I attempted the following, but I don't think it's correct:

I let $f$ be an irreducible polynomial in $E[X]$. I let $\alpha$ be a root in some extension, so $f=m_{\alpha,E}$. Since $\alpha$ is algebraic over $E$, it is also algebraic over $F$, let $m_{\alpha,F}$ be it's minimal polynomial. I now let $K$ be a splitting field of $m_{\alpha,F}$, which is a finite extension since each root has finite degree over $F$.

If $m_{\alpha,F}$ is separable, then $K/F$ is also separable, so as a finite, separable extension, we can write $K=F(\beta)$ for some primitive element $\beta$. By assumption, $m_{\alpha,F}$ has a root in $E$, call it $r$. Then we can embed $F(\beta)$ into $r$ by mapping $\beta$ to $r$. It follows that $m_{\alpha,F}$ splits in $E$. Since $f\mid m_{\alpha,F}$, we must also have the $f$ is split in $E$.

But what happens if $m_{\alpha,F}$ is not separable?
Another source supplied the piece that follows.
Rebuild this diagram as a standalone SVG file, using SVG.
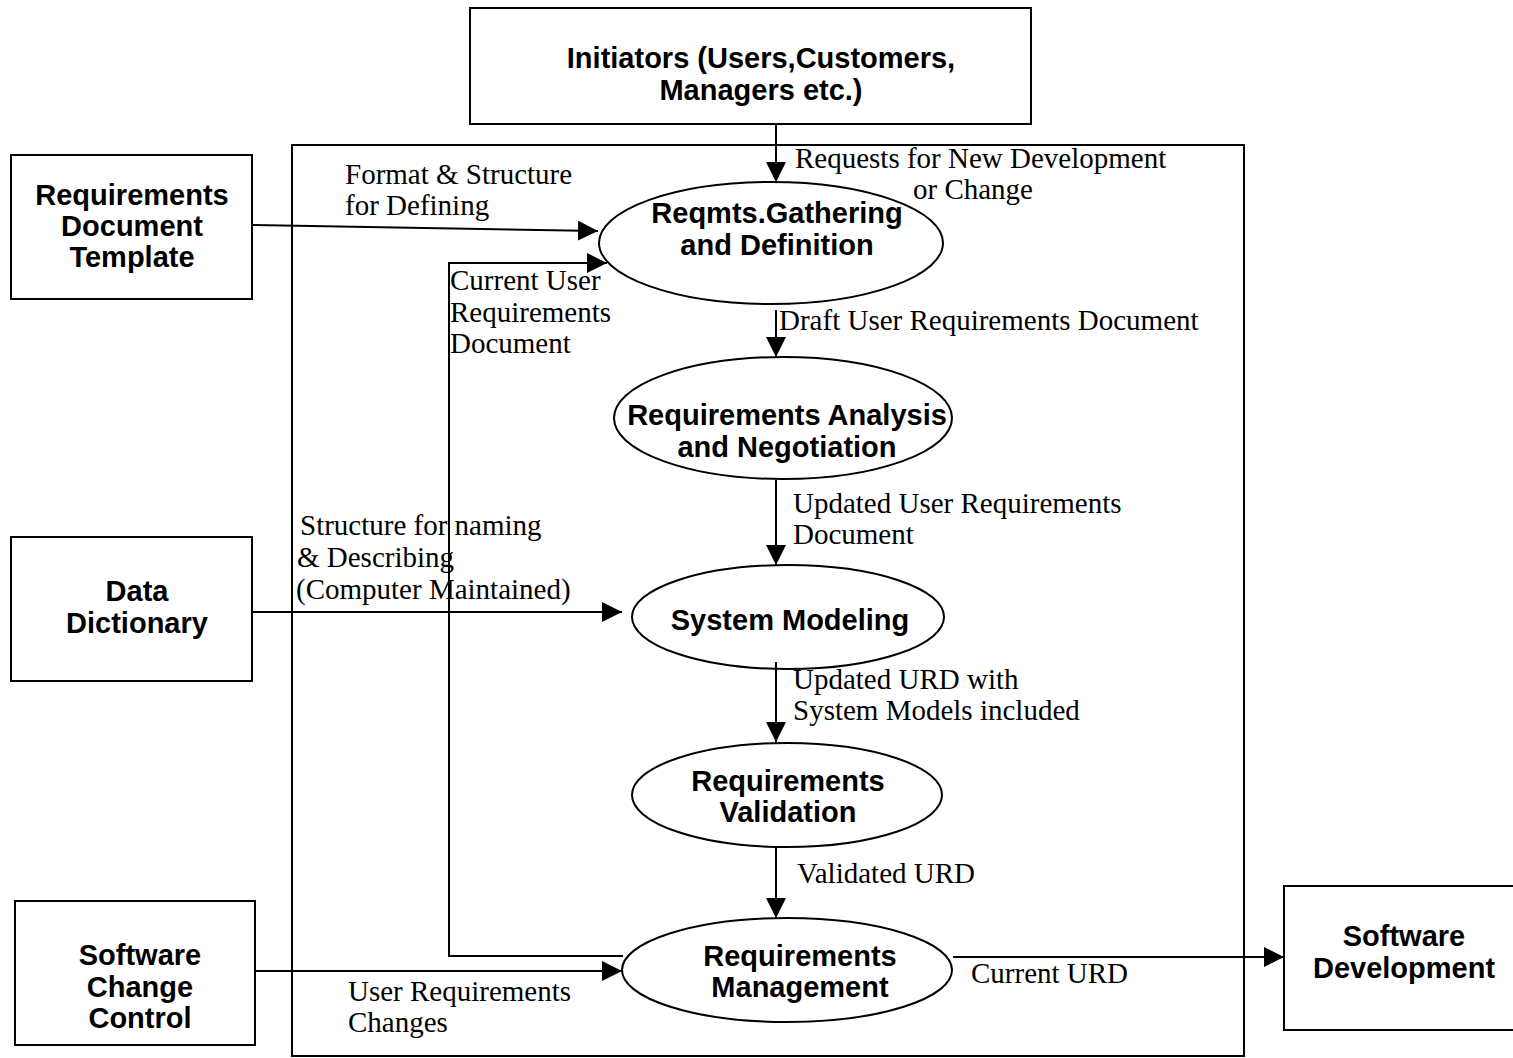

In such case, $F$ must have characteristic $p$. I know we can express $m_{\alpha,F}=g(X^{p^k})$ for some irreducible, separable polynomial $g(X)\in F[X]$. But I'm not sure what follows after that.

NB: I say $E$ is algebraically closed if every nonconstant polynomial in $E[X]$ has a root in $E$.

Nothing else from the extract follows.